The portfolio of funds managed by the company includes five Money market funds: Juman, Iskan, Diamond, Egypt Takaful Insurance, and Al-Fanar, which was recently launched. It was mentioned that the Egypt Takaful Insurance Fund is Sharia-compliant and invests in short-term Treasury bills and deals with long-term Sukuk instruments, while avoiding banking transactions that may raise doubts.
The executive director added that the company is currently negotiating to manage three new investment funds, and if an agreement is reached, they will be launched starting from the second quarter of 2024. He explained that the company focuses on managing these new funds with diversified investment strategies that differ from the investment funds currently managed by the company.
The company has confirmed that it is currently considering establishing investment funds in precious metals such as gold and real estate funds. They pointed out that the market needs new investment funds, especially in the field of precious metals, with investment policies that differ from those currently available in the market. They also mentioned that real estate funds are necessary to improve the investment culture of individual investors in recent years.
They explained that the funds the company intends to launch in the second half of the current year will have higher returns than the existing funds in the market, especially in the categories of fixed income and Money Market funds. The increase in inflation compared to the returns on older funds results in erosion of invested capital.
They emphasized that the company's funds have been able to achieve excellent investment returns for their clients and the funds managed by the company. Many of them have achieved a good ranking among all other competing funds. "Shield" fund is considered the most prominent fund managed by the company in terms of performance during the past year compared to current accounts.
Mostafa mentioned that the company's financial portfolios vary in terms of client structure and investment policy. The company manages investment portfolios for many financial institutions, government banks, insurance companies, as well as retirement and pension funds.
The company is currently in negotiations to manage new portfolios that include stocks and cash for financial institutions and institutional entities. The financial portfolios managed by the company constitute the largest part of its business volume. The company's strategy for the coming period focuses on expanding its portfolio management, according to the CEO.
Mostafa also highlighted the efforts of the Egypt Financial Supervisory Authority in revitalizing the stock market in recent times. The authority plays a role in developing the legislative framework for the market, and its management actively works to stimulate the industry, address its obstacles, deepen the market, and encourage the entry of new institutions to revitalize the demand side and enhance the regulatory framework. However, there are still potential facilitations that can be provided to companies, such as easing and facilitating the listing process for companies and funds in the stock exchange, and activating the market maker mechanism to allow investors to exit whenever they want.
He further explained that there are still demands for more tax exemptions and even the cancellation of taxes on stock market transactions to incentivize investors, as well as granting tax incentives to companies listed on the stock exchange to encourage investments. He cited the experience of the 1990s, which greatly encouraged companies to list on the stock exchange.

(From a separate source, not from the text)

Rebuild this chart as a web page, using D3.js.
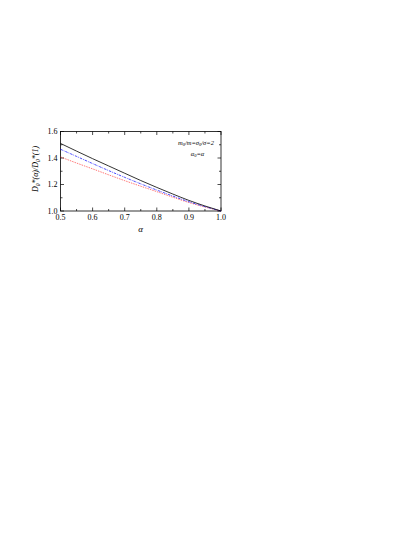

Mostafa noted that the previous year was the best in terms of achieving higher investment returns for clients compared to the previous year. The stock market positively responded to events and witnessed a remarkable surge, with the general stock market index achieving exceptional performance. He expects the stock market to continue achieving strong returns during the current year, resulting in good returns on equity funds. On the other hand, fixed income funds have improved with rising interest rates.
He believes that companies planning to offer their shares on the stock market must choose the appropriate timing and fair valuation, as well as consider the targeted investor profile. If good companies are offered at reasonable valuations, they will be attractive to investment funds for subscription. This is not only what funds demand but also what the entire market requires, as investor appetite generally opens up to attractive investment opportunities.
He also pointed out that the sectors represented in the Egyptian stock market do not adequately represent the Egyptian economy, especially the weak representation of the transportation sector. Similarly, sectors such as food, tourism, and agriculture are not properly represented. Additionally, there are sectors that are not represented in the stock market, such as port and airport management sectors.